The videos were widely distributed online and generated much discussion on social media.
Three days after the videos were leaked, Mohammad Mehdi Haj-Mohammadi, confirmed the authenticity of the footage by apologizing to regime supreme leader Ali Khamenei.
In a Twitter post, Haj-Mohammadi said, “Regarding the footage of Evin Prison, I claim responsibility for this unacceptable behavior and, while pledging to avoid the repeat of such bitter incidents and serious repercussions with the violators, I apologize to God, our dear leader, the great people, and the noble prison guards whose efforts will not be eclipsed by these errors.”

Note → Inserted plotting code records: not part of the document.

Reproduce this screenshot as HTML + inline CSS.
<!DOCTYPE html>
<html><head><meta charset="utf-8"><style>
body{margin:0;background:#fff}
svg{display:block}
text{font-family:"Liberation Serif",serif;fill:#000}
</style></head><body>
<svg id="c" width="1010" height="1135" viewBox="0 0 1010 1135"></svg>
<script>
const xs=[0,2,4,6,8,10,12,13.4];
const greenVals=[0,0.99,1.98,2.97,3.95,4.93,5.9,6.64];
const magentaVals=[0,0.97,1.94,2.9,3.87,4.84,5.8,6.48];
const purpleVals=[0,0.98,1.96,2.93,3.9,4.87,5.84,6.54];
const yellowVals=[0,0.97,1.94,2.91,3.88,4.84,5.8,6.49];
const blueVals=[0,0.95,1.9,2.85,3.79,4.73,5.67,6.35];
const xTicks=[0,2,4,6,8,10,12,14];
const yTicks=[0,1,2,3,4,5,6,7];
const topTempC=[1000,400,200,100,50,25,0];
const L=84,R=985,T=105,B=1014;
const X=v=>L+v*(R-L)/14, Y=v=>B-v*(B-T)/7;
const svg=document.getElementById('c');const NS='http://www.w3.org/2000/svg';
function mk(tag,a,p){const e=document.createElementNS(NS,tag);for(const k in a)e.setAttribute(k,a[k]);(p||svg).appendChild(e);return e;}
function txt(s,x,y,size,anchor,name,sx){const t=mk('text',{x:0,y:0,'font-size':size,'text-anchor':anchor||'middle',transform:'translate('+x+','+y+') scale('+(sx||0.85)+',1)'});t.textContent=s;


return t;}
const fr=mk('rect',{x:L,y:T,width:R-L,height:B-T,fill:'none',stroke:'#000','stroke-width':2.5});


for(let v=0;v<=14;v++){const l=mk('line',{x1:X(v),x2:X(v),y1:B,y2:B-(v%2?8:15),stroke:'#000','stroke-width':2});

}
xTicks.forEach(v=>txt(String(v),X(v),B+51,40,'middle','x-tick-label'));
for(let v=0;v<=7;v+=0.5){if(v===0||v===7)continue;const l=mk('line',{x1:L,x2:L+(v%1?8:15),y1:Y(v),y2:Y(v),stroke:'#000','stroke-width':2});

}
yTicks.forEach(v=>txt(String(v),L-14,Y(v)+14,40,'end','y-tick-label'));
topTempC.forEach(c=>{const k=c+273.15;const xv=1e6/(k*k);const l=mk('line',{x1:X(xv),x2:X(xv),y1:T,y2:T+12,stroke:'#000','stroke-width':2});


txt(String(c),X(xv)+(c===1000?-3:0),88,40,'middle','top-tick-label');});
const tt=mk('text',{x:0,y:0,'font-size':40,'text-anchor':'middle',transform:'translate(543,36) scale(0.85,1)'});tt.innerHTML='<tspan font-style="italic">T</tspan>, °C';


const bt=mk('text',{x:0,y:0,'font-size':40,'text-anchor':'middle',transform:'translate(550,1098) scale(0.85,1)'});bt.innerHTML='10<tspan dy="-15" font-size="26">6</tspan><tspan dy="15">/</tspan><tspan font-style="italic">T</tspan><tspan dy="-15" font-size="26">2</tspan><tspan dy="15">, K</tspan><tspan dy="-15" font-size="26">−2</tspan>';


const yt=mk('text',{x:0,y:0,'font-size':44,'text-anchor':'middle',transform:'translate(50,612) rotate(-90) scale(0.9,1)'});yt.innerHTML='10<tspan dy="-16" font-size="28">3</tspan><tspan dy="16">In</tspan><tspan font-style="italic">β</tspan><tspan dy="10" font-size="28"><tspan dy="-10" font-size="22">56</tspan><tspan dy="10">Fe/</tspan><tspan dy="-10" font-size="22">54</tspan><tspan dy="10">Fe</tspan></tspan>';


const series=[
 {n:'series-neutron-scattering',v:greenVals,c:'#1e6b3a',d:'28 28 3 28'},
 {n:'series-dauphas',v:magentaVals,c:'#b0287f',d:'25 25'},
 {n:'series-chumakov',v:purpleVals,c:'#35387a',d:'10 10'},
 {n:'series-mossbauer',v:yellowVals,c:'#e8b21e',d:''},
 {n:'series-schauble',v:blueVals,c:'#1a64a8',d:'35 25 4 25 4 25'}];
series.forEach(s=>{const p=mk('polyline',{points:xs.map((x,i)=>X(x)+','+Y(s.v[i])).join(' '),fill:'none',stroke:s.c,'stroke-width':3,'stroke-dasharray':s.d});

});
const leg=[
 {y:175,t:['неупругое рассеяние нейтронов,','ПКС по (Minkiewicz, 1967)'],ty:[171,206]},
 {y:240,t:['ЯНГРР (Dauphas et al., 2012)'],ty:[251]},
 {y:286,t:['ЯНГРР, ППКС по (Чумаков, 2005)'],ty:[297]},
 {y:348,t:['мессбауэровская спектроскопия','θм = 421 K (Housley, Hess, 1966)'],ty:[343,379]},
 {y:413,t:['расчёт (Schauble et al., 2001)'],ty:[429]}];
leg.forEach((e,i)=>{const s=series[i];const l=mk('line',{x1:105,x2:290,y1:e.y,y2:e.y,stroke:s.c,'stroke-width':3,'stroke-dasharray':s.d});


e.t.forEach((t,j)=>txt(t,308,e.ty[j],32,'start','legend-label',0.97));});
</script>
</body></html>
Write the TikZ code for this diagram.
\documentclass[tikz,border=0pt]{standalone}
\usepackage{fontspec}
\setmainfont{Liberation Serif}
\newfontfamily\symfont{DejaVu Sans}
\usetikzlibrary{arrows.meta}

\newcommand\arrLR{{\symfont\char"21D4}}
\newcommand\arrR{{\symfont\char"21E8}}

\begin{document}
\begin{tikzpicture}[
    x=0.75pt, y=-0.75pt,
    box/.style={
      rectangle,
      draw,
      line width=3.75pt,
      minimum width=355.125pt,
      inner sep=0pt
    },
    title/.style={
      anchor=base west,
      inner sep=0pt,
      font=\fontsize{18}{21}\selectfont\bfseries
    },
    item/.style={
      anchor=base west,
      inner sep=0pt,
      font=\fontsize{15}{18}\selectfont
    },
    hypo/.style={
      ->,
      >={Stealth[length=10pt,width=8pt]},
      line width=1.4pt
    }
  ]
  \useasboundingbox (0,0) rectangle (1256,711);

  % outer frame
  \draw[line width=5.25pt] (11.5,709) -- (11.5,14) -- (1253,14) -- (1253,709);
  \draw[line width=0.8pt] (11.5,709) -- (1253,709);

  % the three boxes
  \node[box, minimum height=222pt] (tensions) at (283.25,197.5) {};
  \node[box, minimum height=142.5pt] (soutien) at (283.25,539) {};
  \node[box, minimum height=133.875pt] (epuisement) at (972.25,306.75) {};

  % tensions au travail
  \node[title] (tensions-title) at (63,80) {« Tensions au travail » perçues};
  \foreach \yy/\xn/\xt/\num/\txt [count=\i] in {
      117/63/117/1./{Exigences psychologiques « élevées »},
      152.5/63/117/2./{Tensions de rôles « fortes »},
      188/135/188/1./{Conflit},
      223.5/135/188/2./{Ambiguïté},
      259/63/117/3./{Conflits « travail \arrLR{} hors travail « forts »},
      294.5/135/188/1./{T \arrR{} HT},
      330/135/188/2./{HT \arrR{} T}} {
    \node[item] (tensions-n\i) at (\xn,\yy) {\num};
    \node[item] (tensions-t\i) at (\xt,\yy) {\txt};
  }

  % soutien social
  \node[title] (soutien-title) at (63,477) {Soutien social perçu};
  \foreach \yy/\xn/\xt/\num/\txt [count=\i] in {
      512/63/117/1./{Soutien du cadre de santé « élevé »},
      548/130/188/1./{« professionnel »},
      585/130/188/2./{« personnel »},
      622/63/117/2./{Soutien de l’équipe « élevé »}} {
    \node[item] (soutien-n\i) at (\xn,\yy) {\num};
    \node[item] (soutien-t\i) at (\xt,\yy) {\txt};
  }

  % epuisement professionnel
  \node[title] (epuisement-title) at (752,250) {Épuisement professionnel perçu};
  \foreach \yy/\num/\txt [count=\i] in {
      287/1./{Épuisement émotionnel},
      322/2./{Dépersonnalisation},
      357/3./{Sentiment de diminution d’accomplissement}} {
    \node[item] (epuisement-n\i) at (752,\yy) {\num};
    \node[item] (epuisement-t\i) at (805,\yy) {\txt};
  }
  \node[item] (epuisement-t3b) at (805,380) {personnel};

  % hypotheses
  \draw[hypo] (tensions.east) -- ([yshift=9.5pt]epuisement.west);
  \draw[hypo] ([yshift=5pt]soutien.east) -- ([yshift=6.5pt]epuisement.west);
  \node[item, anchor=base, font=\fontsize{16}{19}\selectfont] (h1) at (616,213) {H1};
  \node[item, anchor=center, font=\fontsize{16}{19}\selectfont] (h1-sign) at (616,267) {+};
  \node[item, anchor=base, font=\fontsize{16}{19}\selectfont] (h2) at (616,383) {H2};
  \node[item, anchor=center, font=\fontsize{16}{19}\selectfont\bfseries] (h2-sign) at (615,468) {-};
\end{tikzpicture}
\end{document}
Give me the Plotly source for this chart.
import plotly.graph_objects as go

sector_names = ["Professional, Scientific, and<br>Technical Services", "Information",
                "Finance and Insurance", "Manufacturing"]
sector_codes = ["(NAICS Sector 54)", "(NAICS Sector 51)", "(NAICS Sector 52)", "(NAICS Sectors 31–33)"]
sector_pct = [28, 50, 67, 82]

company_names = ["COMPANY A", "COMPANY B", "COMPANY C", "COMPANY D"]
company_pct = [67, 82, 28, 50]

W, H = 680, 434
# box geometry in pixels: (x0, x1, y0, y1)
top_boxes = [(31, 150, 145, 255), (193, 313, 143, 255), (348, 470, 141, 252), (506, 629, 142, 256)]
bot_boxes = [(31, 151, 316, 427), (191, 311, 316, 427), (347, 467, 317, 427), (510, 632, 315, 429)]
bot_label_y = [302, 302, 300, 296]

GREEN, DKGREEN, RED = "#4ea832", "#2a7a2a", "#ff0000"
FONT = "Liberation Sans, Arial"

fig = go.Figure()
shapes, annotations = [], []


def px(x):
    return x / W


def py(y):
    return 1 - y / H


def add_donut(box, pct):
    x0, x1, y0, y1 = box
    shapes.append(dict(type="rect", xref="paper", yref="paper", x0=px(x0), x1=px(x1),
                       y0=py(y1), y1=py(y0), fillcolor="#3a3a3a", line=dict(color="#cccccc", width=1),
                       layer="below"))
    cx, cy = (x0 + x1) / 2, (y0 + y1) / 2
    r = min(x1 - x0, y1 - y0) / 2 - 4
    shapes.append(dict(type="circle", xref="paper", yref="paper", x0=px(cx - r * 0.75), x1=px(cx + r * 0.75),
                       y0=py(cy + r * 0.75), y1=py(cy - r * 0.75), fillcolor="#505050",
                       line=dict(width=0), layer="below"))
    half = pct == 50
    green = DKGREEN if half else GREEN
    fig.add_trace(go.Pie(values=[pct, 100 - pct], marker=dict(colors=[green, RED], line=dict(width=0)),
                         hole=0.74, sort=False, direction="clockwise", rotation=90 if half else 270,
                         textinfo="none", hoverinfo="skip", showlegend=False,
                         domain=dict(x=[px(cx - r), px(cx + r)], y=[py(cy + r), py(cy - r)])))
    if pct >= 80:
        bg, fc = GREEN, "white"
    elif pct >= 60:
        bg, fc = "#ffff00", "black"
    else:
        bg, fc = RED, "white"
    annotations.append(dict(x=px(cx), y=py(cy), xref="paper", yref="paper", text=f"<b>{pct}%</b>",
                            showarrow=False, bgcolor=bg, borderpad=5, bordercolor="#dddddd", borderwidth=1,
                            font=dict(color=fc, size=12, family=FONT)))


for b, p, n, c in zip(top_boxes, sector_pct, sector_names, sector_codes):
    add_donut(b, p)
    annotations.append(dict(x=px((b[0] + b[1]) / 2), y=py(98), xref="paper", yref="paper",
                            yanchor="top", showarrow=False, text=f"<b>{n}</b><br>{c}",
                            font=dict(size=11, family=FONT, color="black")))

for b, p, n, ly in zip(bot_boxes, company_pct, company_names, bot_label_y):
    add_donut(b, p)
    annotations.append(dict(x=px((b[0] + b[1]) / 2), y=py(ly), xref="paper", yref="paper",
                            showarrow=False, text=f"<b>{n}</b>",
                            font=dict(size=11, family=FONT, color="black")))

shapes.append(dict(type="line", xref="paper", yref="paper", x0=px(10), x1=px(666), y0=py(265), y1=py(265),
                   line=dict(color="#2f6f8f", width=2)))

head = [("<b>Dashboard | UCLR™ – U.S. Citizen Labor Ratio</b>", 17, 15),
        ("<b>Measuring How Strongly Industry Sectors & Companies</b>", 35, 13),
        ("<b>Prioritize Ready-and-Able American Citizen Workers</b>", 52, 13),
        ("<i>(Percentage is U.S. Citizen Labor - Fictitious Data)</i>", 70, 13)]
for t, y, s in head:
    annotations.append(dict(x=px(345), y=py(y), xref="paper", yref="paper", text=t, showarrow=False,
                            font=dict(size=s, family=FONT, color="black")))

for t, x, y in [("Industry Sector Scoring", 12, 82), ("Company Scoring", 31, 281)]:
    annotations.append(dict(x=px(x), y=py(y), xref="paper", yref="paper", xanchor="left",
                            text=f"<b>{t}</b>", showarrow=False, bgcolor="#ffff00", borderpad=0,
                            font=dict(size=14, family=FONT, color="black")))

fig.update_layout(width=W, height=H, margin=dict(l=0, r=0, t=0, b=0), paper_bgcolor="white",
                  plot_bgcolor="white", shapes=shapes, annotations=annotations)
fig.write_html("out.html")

Haj-Mohammadi did not apologize to the prisoners and their families. And neither did Khodaian. In his remarks to the media on Tuesday, he said that some of the prisoners are people that “no city can tolerate.” He also reiterated remarks of judiciary deputy Mohammad Mossadegh who claimed on Monday that the videos were “fabricated.”
Khodaian said, “These videos have been edited and put one behind another, and people might think that these scenes happen on a daily basis, which is not correct.”
It is worth noting that although heart-rending, the videos do not show everything that is going on in Evin Prison. They do not show footage from the wards of political prisoners, who are in much worse conditions that other prisoners.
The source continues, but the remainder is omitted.